### Written task
Extract the lines from the start through the line that holds "const seriesNames = ['HOMBRES', 'MUJERES'];", both included, omitting all images.

::: Information shown

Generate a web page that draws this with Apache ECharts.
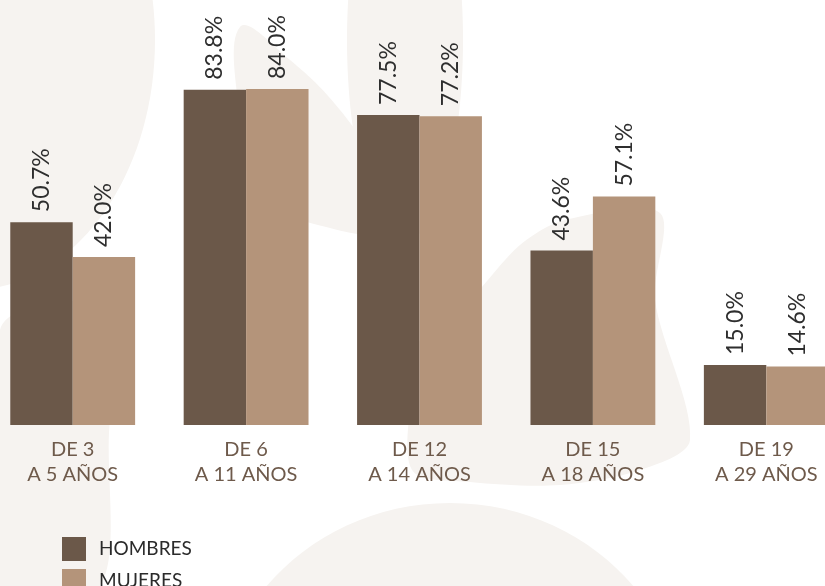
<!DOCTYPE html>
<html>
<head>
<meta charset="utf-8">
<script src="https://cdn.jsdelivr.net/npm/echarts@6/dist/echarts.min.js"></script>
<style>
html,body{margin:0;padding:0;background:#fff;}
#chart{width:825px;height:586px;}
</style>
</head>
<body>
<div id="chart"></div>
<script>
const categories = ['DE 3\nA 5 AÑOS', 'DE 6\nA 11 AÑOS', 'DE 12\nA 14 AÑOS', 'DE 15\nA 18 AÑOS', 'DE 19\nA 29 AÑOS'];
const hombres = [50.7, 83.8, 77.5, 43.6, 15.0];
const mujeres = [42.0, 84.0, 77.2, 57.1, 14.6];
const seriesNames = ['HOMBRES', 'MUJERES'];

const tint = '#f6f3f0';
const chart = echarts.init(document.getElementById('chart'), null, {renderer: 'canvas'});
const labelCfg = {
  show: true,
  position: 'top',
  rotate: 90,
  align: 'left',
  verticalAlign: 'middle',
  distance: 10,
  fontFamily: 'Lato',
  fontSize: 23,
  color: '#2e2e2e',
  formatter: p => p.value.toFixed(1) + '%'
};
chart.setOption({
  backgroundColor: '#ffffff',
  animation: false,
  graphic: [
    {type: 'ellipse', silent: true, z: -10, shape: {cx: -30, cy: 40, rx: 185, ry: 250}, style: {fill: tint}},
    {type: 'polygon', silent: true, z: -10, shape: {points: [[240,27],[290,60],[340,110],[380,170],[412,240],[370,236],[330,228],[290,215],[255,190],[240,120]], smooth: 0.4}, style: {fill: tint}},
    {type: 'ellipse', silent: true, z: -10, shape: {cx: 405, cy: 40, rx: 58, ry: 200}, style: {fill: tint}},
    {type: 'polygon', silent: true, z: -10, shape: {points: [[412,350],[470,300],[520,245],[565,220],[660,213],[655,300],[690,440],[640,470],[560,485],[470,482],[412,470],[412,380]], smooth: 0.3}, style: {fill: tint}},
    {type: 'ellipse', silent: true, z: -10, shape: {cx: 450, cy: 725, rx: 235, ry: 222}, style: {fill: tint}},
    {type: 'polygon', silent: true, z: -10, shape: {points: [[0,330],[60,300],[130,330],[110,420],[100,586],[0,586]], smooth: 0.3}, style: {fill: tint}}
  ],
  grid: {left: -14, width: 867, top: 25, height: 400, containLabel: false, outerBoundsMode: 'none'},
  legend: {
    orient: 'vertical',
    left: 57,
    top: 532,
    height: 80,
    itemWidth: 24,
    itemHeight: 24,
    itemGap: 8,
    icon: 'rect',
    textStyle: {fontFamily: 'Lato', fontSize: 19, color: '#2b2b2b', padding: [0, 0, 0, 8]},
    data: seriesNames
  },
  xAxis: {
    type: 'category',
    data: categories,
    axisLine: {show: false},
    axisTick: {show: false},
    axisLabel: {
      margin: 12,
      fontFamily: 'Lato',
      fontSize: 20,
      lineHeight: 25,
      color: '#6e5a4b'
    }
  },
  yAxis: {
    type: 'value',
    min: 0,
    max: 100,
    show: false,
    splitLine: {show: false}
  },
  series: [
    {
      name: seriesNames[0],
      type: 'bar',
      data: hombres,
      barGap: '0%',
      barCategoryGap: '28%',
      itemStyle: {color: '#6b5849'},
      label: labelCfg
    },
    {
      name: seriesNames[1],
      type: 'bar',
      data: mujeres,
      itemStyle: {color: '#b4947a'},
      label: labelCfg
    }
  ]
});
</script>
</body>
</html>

::::::

### Answer to this problem
Generate a web page that draws this with Apache ECharts.
<!DOCTYPE html>
<html>
<head>
<meta charset="utf-8">
<script src="https://cdn.jsdelivr.net/npm/echarts@6/dist/echarts.min.js"></script>
<style>
html,body{margin:0;padding:0;background:#fff;}
#chart{width:825px;height:586px;}
</style>
</head>
<body>
<div id="chart"></div>
<script>
const categories = ['DE 3\nA 5 AÑOS', 'DE 6\nA 11 AÑOS', 'DE 12\nA 14 AÑOS', 'DE 15\nA 18 AÑOS', 'DE 19\nA 29 AÑOS'];
const hombres = [50.7, 83.8, 77.5, 43.6, 15.0];
const mujeres = [42.0, 84.0, 77.2, 57.1, 14.6];
const seriesNames = ['HOMBRES', 'MUJERES'];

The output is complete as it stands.